Now, before I even begin to go into the impact this job had on me over the past year, I think it's important to tell you a little bit about her. Elfriede Duynstee, or "Fritzi" as everyone called her, was 92 years old when I met her. She was born in Berlin, Germany, where she lived until she was in her later 20's. So, she was in Berlin throughout World War II. I can't even begin to tell you about some of the stories she told me. To say she has experienced it all would still be an understatement. She moved to America with her first husband, who was an officer in the Army. She had one son with him and then they divorced. She was married and divorced one more time shortly after that. On June 23, 2015, at the age of 93, after having outlived all of her family including her son, she passed away.
But, that's enough about the hardships of her life. To truly understand her charisma, you would have to meet her. No words of mine could ever do her justice. Throughout her life she was always a ray of sunshine in the lives of everyone around her. She cooked for everyone, and taught so many others how to cook as well. She was always the life of the party and her energy was so contagious. The whole town of Blacksburg knew her for her incredible work as a seamstress. Whenever there was an important event, all of the women would go to her to have their gowns made. Her work was incredible.
From day one, she treated me with such kindness. I remember walking up to her house on that first day, nervous, with so many thoughts racing through my head: Had a made the right decision? What was I getting myself into? Am I really cut out for this type of work? The second I walked through the door, all of my worries were put to ease. The very first thing she did was ask me my name, my full name. She asked me where I was from, what I was studying in school, if I had a boyfriend, about my family, and the list goes on. She was so genuinely interested. Not only did she always check to make sure I was happy and healthy, she was always checking to make sure others in my life were as well. Every day she would ask me about Cody. How he was doing in school, how his work was, how his family was. She would ask about my family, how they were. She always wanted to make sure others were being taken care of.

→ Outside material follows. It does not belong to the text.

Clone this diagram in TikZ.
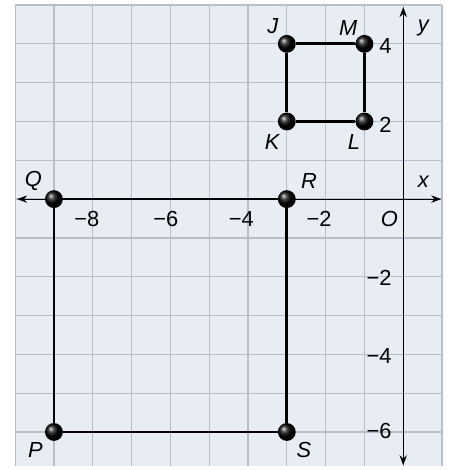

From the beginning, she assured me that we could cook together often. That was a promise she more than lived up to. I will always cherish the moments we spent together cooking and the many wonderful recipes she shared with me. My fondest cooking memories are from the many time we made her famous cheesecake. After we were all done, and it was in the oven, she always insisted on sitting there and licking every speck of the mix out of the bowl. Most of the time she would end up getting it everywhere. And when it was finished baking, she always made sure all of her neighbors got a piece of the cheesecake.
While it's still hard at times, I know my life is better because I had the pleasure of knowing her. It just goes to show that sometimes things happen, people come into your life, and it changes your life in ways you can never imagine. It's amazing how paths cross and how much one person can impact your life unexpectedly. I can't really explain how something that was supposed to be "just a job" came to be so much more than that. For now, all I can do is remember her fondly and maintain my gratitude for all she was able to teach me.
We cooked. We baked. We took walks. We went swimming. We got our nails done. We talked. We laughed. Sometimes, we cried. She shared stories from her past, and always encouraged me to live the fullest life I could. She had one of the most beautiful souls out there. I only wish you all could have had the pleasure of meeting her.
May your soul rest in paradise, my sweet Fritzi. You are, and always will be, missed.